Exercise inputs:

:::

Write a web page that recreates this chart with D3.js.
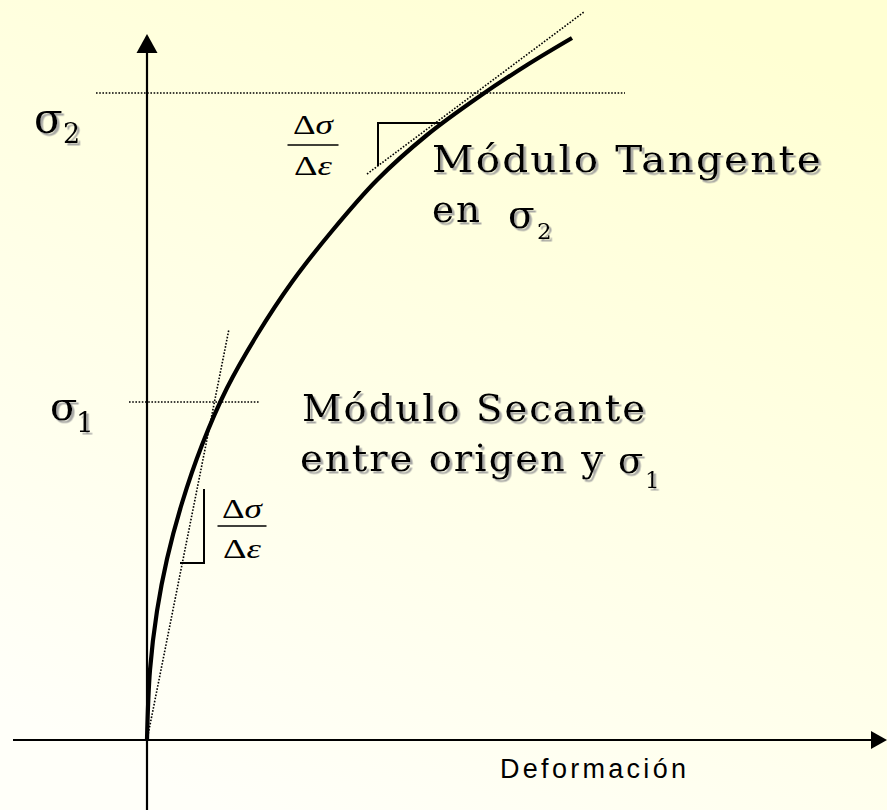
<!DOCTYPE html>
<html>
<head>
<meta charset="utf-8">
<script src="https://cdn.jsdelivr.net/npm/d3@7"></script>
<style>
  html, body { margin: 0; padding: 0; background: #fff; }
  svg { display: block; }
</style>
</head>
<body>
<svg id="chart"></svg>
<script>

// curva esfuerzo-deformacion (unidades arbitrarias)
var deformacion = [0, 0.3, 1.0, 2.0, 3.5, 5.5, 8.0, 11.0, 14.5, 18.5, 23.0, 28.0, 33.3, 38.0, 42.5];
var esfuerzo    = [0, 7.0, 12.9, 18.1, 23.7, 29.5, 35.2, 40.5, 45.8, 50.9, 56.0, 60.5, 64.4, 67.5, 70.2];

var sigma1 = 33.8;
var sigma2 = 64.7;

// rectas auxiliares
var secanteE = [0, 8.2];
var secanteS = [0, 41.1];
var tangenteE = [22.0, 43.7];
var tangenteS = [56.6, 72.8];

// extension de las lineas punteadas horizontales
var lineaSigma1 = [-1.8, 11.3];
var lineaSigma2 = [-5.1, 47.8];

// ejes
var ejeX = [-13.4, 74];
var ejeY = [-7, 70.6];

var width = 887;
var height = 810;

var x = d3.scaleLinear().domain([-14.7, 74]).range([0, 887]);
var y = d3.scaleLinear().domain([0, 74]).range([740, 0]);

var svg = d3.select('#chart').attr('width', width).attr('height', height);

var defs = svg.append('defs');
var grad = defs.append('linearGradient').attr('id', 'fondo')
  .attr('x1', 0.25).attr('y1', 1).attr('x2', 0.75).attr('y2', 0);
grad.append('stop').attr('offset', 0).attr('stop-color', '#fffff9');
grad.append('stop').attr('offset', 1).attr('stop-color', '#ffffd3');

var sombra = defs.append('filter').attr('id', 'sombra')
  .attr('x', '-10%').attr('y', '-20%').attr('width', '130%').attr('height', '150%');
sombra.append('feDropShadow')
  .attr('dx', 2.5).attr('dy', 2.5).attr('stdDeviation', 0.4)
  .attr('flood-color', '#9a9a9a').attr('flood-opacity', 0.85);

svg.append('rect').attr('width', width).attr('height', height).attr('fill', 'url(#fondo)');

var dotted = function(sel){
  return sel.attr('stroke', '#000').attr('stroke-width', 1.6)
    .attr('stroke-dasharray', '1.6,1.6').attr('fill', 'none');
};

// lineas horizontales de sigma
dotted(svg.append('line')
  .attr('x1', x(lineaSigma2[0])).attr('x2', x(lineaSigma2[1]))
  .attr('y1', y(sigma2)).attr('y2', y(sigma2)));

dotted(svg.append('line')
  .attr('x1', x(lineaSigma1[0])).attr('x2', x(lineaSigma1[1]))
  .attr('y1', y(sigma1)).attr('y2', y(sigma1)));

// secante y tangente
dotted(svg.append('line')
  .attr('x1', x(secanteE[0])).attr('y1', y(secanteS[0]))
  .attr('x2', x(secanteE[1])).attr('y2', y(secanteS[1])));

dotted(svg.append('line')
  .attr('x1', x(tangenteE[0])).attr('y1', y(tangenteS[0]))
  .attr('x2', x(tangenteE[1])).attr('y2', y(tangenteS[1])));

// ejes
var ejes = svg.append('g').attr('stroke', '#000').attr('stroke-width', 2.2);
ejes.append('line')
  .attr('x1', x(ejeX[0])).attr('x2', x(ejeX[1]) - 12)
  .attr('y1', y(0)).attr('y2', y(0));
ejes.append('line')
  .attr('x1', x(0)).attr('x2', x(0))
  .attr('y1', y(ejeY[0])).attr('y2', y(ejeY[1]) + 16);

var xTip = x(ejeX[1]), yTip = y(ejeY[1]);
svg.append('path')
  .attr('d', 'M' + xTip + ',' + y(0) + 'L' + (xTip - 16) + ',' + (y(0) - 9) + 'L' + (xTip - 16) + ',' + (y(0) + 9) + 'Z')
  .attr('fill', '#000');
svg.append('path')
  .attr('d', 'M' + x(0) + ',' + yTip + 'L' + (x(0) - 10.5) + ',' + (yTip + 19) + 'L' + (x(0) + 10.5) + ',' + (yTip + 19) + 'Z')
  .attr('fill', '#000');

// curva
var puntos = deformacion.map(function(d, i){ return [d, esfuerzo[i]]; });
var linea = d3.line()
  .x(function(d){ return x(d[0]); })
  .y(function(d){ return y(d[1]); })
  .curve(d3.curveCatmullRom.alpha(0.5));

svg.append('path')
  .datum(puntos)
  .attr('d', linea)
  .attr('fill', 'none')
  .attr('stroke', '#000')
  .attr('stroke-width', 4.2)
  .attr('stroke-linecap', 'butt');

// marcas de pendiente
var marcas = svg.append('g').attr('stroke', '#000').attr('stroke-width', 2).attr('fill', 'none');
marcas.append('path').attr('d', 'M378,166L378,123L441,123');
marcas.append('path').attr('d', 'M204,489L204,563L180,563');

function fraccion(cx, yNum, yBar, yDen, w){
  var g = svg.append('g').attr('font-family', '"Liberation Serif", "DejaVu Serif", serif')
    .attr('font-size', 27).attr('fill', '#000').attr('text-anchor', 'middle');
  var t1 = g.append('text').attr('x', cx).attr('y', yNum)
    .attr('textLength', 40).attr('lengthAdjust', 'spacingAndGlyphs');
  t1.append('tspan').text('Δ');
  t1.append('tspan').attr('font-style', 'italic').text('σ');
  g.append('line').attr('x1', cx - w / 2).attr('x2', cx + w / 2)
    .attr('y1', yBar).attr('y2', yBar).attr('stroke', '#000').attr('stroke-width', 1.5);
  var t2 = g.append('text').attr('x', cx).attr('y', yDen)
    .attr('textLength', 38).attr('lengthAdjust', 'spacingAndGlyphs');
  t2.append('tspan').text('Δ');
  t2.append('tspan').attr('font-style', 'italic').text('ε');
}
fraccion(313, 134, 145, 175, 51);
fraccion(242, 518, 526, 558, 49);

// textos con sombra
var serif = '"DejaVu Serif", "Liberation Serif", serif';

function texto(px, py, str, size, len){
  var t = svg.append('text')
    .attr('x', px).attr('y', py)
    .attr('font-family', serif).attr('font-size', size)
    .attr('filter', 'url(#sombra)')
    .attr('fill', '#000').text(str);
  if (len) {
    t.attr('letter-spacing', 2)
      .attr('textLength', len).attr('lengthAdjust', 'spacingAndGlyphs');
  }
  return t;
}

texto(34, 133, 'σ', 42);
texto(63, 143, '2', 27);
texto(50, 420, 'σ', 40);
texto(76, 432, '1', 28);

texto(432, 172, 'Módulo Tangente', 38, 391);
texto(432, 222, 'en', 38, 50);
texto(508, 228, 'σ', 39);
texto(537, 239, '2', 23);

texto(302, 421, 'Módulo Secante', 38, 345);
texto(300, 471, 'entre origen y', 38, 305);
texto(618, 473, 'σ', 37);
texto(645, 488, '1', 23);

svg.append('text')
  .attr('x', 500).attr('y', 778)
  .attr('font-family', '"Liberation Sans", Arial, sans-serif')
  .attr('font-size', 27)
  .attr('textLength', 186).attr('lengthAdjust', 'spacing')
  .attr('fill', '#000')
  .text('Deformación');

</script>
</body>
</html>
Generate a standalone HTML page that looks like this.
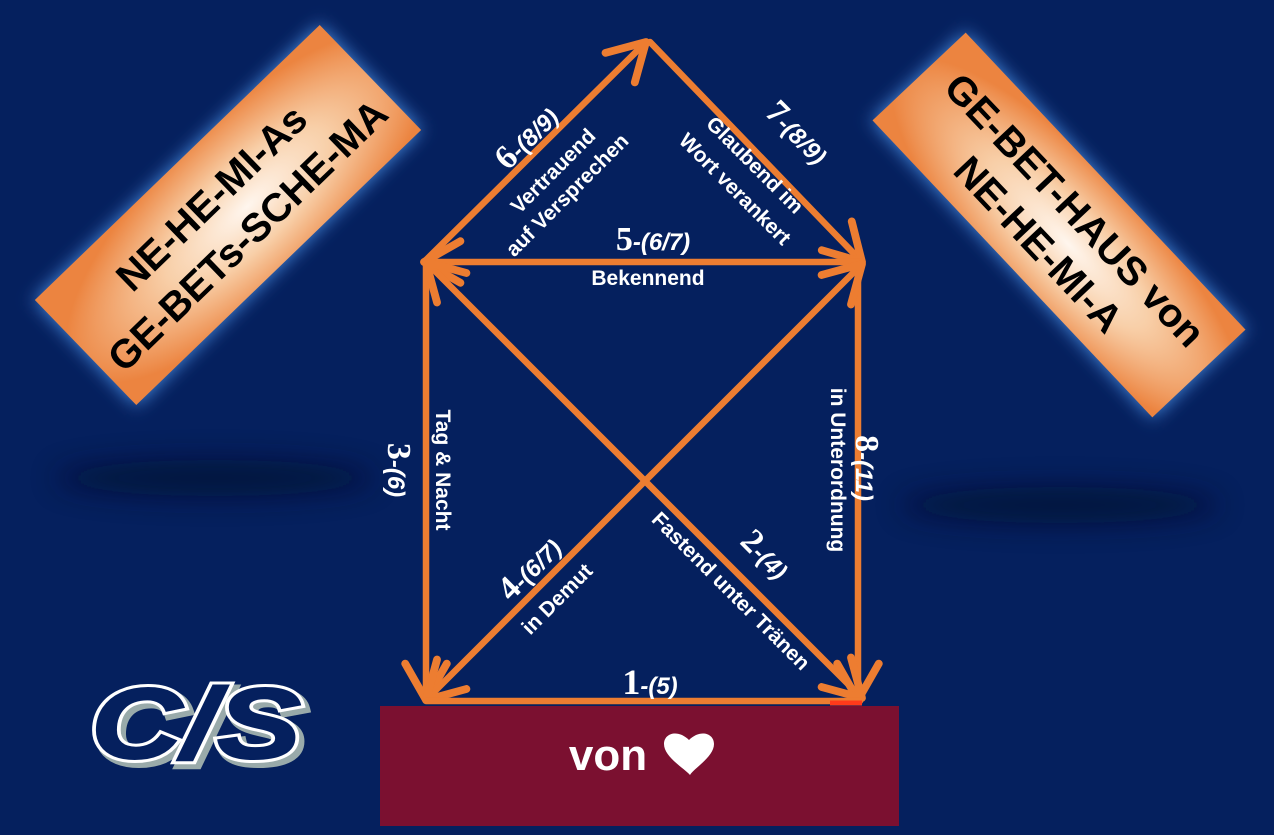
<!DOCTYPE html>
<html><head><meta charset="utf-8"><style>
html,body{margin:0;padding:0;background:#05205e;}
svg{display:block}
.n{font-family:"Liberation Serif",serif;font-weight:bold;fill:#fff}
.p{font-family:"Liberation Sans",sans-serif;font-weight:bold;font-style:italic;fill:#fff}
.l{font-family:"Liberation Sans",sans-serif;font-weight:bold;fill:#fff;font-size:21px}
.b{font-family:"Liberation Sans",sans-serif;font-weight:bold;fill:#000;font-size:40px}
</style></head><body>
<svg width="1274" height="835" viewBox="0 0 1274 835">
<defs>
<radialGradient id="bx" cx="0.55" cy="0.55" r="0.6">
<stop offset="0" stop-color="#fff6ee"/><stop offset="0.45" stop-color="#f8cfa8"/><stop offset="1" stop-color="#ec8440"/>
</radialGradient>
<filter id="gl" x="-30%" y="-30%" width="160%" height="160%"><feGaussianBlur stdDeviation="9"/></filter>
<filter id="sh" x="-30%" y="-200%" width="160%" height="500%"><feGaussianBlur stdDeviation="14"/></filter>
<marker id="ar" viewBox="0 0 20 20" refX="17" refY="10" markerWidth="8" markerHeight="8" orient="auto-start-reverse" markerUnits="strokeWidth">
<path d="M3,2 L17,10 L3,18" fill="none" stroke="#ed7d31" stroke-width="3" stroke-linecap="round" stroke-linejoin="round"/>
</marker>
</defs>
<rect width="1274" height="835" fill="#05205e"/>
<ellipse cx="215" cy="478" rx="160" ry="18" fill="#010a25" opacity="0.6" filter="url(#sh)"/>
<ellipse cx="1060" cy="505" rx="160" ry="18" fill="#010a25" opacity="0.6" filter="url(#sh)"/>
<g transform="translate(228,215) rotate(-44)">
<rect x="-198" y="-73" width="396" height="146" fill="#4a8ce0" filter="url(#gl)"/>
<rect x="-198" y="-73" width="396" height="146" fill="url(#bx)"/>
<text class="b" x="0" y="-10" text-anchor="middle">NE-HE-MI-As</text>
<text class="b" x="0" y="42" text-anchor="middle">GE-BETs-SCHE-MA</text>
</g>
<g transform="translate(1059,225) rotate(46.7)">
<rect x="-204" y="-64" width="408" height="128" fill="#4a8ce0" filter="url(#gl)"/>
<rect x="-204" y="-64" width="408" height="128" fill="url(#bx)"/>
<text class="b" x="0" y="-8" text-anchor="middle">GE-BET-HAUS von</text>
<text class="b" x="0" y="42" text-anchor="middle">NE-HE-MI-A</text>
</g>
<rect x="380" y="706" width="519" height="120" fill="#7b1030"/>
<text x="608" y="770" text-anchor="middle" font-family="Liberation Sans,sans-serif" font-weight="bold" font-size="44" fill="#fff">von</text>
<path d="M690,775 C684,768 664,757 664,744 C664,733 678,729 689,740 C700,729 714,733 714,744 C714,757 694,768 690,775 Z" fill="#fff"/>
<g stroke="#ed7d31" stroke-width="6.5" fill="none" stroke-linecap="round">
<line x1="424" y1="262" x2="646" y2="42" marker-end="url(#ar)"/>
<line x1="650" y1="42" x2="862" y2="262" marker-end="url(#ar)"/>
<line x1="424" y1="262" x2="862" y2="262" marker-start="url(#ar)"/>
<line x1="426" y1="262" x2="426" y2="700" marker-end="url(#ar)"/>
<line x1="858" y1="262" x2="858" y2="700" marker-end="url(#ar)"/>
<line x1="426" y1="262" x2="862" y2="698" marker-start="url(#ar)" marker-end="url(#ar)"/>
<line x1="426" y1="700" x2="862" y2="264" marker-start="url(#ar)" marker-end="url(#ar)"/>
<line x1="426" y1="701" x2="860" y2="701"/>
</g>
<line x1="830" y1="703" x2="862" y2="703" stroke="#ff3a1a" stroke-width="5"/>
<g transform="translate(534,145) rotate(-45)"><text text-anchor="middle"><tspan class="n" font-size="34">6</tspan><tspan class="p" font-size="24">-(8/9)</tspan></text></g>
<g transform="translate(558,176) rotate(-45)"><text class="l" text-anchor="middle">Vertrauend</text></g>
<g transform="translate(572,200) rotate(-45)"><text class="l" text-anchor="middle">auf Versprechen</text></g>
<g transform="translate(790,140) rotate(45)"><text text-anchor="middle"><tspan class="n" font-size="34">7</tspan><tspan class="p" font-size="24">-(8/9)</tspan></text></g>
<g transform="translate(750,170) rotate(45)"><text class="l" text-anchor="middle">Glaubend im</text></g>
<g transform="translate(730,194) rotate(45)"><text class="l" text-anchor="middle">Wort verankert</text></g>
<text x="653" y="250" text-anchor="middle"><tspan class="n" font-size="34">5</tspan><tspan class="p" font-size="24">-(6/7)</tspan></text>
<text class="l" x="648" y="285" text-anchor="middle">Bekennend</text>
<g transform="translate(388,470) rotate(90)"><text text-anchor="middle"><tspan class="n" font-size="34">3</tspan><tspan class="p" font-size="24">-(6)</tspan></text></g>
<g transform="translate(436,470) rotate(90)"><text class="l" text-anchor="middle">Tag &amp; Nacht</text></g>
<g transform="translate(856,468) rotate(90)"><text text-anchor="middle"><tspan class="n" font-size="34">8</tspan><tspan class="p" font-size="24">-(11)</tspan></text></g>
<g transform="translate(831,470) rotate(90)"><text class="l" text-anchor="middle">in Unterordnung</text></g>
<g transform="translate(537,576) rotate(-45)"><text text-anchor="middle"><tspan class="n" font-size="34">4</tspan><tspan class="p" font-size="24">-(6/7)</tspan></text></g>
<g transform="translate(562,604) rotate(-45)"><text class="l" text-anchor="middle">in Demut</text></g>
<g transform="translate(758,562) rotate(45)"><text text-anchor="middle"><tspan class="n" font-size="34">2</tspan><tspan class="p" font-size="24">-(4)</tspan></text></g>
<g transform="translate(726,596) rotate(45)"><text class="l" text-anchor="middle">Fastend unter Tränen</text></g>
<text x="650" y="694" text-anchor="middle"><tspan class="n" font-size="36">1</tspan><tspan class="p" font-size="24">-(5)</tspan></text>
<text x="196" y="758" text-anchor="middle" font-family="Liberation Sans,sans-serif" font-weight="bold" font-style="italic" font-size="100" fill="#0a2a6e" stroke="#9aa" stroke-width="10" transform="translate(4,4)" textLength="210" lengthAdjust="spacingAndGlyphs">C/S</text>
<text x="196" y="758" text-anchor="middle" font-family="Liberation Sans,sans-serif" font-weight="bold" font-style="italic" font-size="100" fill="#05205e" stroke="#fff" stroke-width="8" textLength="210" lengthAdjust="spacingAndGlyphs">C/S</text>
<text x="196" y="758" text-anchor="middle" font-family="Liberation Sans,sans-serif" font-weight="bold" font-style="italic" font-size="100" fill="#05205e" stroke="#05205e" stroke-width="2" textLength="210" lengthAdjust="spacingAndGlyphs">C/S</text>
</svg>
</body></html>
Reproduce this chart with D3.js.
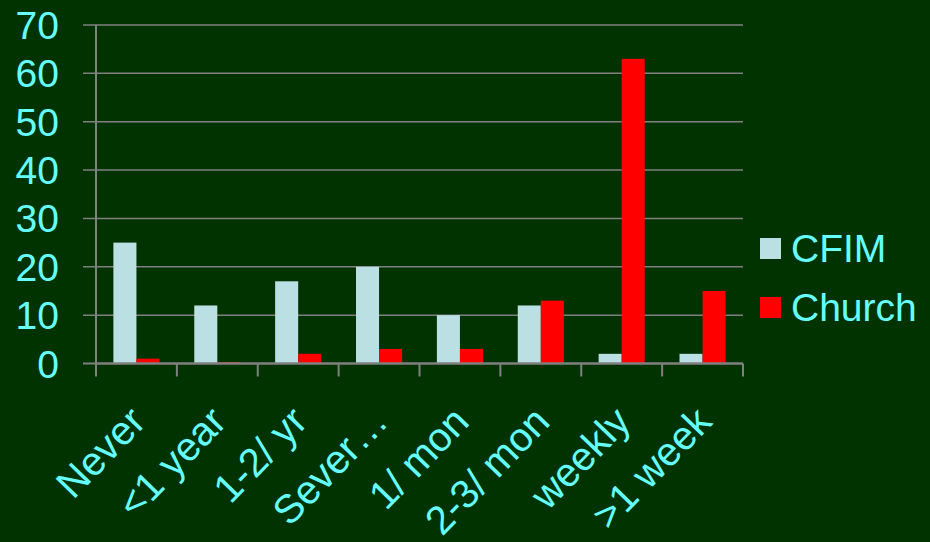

:::

Write out exactly the lines between the start of the data and the line with "64.4, 67.5, 70.2];", including both, but none of the pictures.

Written response:
Write a web page that recreates this chart with D3.js.
<!DOCTYPE html>
<html>
<head>
<meta charset="utf-8">
<script src="https://cdn.jsdelivr.net/npm/d3@7"></script>
<style>
  html, body { margin: 0; padding: 0; background: #fff; }
  svg { display: block; }
</style>
</head>
<body>
<svg id="chart"></svg>
<script>

// curva esfuerzo-deformacion (unidades arbitrarias)
var deformacion = [0, 0.3, 1.0, 2.0, 3.5, 5.5, 8.0, 11.0, 14.5, 18.5, 23.0, 28.0, 33.3, 38.0, 42.5];
var esfuerzo    = [0, 7.0, 12.9, 18.1, 23.7, 29.5, 35.2, 40.5, 45.8, 50.9, 56.0, 60.5, 64.4, 67.5, 70.2];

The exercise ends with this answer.